Delta Electronics, renowned for its electronic and IoT-based smart green solutions, is using NVIDIA Isaac Sim, an extensible robotics simulation platform developed on Omniverse and OpenUSD. This platform generates photorealistic synthetic data for training computer vision models used in its Metropolis-powered automatic optical inspection and defect detection solutions.

Meanwhile, Pegatron is deploying an NVIDIA Metropolis multi-camera workflow and launching services that connect its Omniverse and Metropolis digital twin workflow with NVIDIA NeMo and NVIDIA NIM. This technological upgrade aims to enhance worker safety and productivity across Pegatron’s extensively networked factories, which cover over 21 million square feet and produce over 15 million assemblies each month.

Wistron is also benefiting from NVIDIA's technology by building digital twins of its factories to expedite the production of NVIDIA DGX and HGX servers. The company has extended its use of Omniverse to develop digital twins of data centres, ensuring quality, performance, and energy efficiency for newly assembled NVIDIA HGX systems.
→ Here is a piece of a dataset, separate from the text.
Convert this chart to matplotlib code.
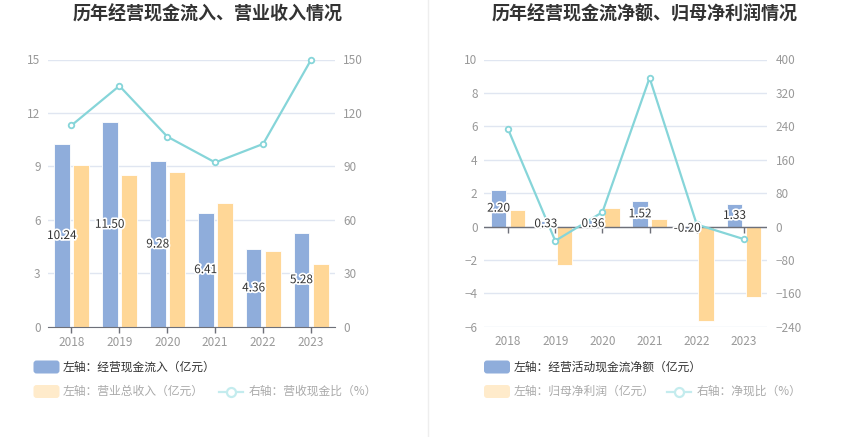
import matplotlib
matplotlib.use("Agg")
import matplotlib.pyplot as plt
import matplotlib.patheffects as pe
from matplotlib.patches import FancyBboxPatch
from matplotlib.lines import Line2D
from matplotlib.transforms import IdentityTransform
import numpy as np

plt.rcParams['font.family'] = ['Noto Sans CJK SC', 'DejaVu Sans']

# ---------------- data ----------------
years = ['2018', '2019', '2020', '2021', '2022', '2023']

# left chart
cash_inflow = [10.24, 11.50, 9.28, 6.41, 4.36, 5.28]        # 经营现金流入（亿元）
revenue = [9.05, 8.51, 8.70, 6.96, 4.26, 3.53]              # 营业总收入（亿元）
cash_revenue_ratio = [113.0, 135.2, 106.7, 92.2, 102.6, 149.8]  # 营收现金比（%）

# right chart
op_cash_net = [2.20, 0.33, 0.36, 1.52, -0.20, 1.33]         # 经营活动现金流净额（亿元）
net_profit = [0.98, -2.32, 1.10, 0.46, -5.67, -4.23]        # 归母净利润（亿元）
net_cash_ratio = [233.0, -34.3, 34.3, 356.0, 4.8, -30.3]    # 净现比（%）

titles = ['历年经营现金流入、营业收入情况', '历年经营现金流净额、归母净利润情况']
legend_left = ['左轴：经营现金流入（亿元）', '左轴：营业总收入（亿元）', '右轴：营收现金比（%）']
legend_right = ['左轴：经营活动现金流净额（亿元）', '左轴：归母净利润（亿元）', '右轴：净现比（%）']

# ---------------- style ----------------
BLUE = '#8FADDB'
ORANGE = '#FFD797'
CYAN = '#86D5D9'
ORANGE_FADE = '#FFEBCB'
CYAN_FADE = '#C4ECEE'
GRID = '#E0E6F1'
AXIS = '#6E7079'
TICK = '#999999'

W, H = 850, 437
fig = plt.figure(figsize=(W / 100, H / 100), dpi=100)


def px_axes(x0, x1, y0, y1):
    """axes from pixel box (top-left origin)"""
    return fig.add_axes([x0 / W, 1 - y1 / H, (x1 - x0) / W, (y1 - y0) / H])


def draw_panel(ax, left_vals, right_vals, line_vals, ylim, yticks, y2lim, y2ticks, zero_inside):
    x = np.arange(len(years))
    ax2 = ax.twinx()
    ax.set_zorder(1)
    ax2.set_zorder(2)
    ax.patch.set_visible(False)

    for t in yticks:
        ax.axhline(t, color=GRID, lw=1, zorder=0)

    ax.bar(x - 0.2, left_vals, width=0.33, color=BLUE, edgecolor='white', lw=0.6, zorder=2)
    ax.bar(x + 0.2, right_vals, width=0.33, color=ORANGE, edgecolor='white', lw=0.6, zorder=2)

    ax2.plot(x, line_vals, color=CYAN, lw=1.6, marker='o', ms=4, mfc='white',
             mec=CYAN, mew=1.3, zorder=3, clip_on=False)

    for xi, v in zip(x, left_vals):
        ax2.text(xi - 0.2, v / 2, f'{v:.2f}', transform=ax.transData, ha='center', va='center',
                 fontsize=8.5, color='#333333', zorder=5,
                 path_effects=[pe.withStroke(linewidth=2.5, foreground='white')])

    ax.set_xlim(-0.5, len(years) - 0.5)
    ax.set_ylim(*ylim)
    ax.set_yticks(yticks)
    ax2.set_ylim(*y2lim)
    ax2.set_yticks(y2ticks)
    ax.set_xticks(x)
    ax.set_xticklabels(years)

    for a in (ax, ax2):
        for s in a.spines.values():
            s.set_visible(False)
    ax.tick_params(axis='y', length=0, pad=5, labelsize=8.5, labelcolor=TICK)
    ax2.tick_params(axis='y', length=0, pad=6, labelsize=8.5, labelcolor=TICK)

    if zero_inside:
        ax.axhline(0, color=AXIS, lw=1, zorder=3)
        ax.plot(x, [0] * len(x), ls='none', marker=3, ms=4, color=AXIS, zorder=3)
        ax.tick_params(axis='x', length=0, pad=6, labelsize=8.5, labelcolor=TICK)
    else:
        ax.spines['bottom'].set_visible(True)
        ax.spines['bottom'].set_color(AXIS)
        ax.tick_params(axis='x', length=4, width=1, color=AXIS, pad=3,
                       labelsize=8.5, labelcolor=TICK)
    return ax2


# left panel
axL = px_axes(47.5, 335, 59.5, 326.7)
draw_panel(axL, cash_inflow, revenue, cash_revenue_ratio,
           (0, 15), np.arange(0, 16, 3), (0, 150), np.arange(0, 151, 30), False)

# right panel
axR = px_axes(484.5, 767.5, 59.5, 326.7)
draw_panel(axR, op_cash_net, net_profit, net_cash_ratio,
           (-6, 10), np.arange(-6, 11, 2), (-240, 400), np.arange(-240, 401, 80), True)

# titles
fig.text(208 / W, 1 - 14 / H, titles[0], ha='center', va='center',
         fontsize=13, fontweight='bold', color='#333333')
fig.text(645 / W, 1 - 14 / H, titles[1], ha='center', va='center',
         fontsize=13, fontweight='bold', color='#333333')

# separator
fig.add_artist(Line2D([428 / W, 428 / W], [0, 1], color='#EEEEEE', lw=1,
                      transform=fig.transFigure))


def legend_patch(x0, yc, color):
    p = FancyBboxPatch((x0, H - yc - 6.5), 26, 13, boxstyle='round,pad=0,rounding_size=3',
                       fc=color, ec='none', transform=IdentityTransform())
    fig.add_artist(p)


def legend_line(x0, yc):
    fig.add_artist(Line2D([x0, x0 + 24], [H - yc, H - yc], color=CYAN_FADE, lw=1.6,
                          transform=IdentityTransform()))
    fig.add_artist(Line2D([x0 + 12], [H - yc], marker='o', ms=6.5, mfc='white',
                          mec=CYAN_FADE, mew=1.6, transform=IdentityTransform()))


def legend_text(x0, yc, s, color):
    fig.text(x0 / W, 1 - yc / H, s, ha='left', va='center', fontsize=8.5, color=color)


for base, labels, line_x in ((33.5, legend_left, 219), (484, legend_right, 667)):
    legend_patch(base, 367, BLUE)
    legend_text(base + 29.5, 367, labels[0], '#333333')
    legend_patch(base, 391.5, ORANGE_FADE)
    legend_text(base + 29.5, 391.5, labels[1], '#AAAAAA')
    legend_line(line_x, 391.5)
    legend_text(line_x + 30, 391.5, labels[2], '#AAAAAA')

fig.savefig('out.png', dpi=100)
By simulating its facility and workflows first, Wistron managed to bring its factory online in just two and a half months—halving the typical time required—and increased worker efficiency by over 50% through testing and optimising layouts pre-implementation.

"The combination of NVIDIA Omniverse and NVIDIA Metropolis allows us to test new layouts virtually to identify new processes and monitor real-time operations using live IoT data from every machine on the production line," said Alec Lai, president of global manufacturing at Wistron. "Digitalising our factory planning process has reduced end-to-end cycle times by 50%."

Taiwanese systems integrator Kenmec has also adopted these workflows and services, facilitating their implementation among major manufacturers such as Giant Group. These innovative digital twin workflows are now available as a reference architecture series, promoting widespread adoption across the industrial ecosystem.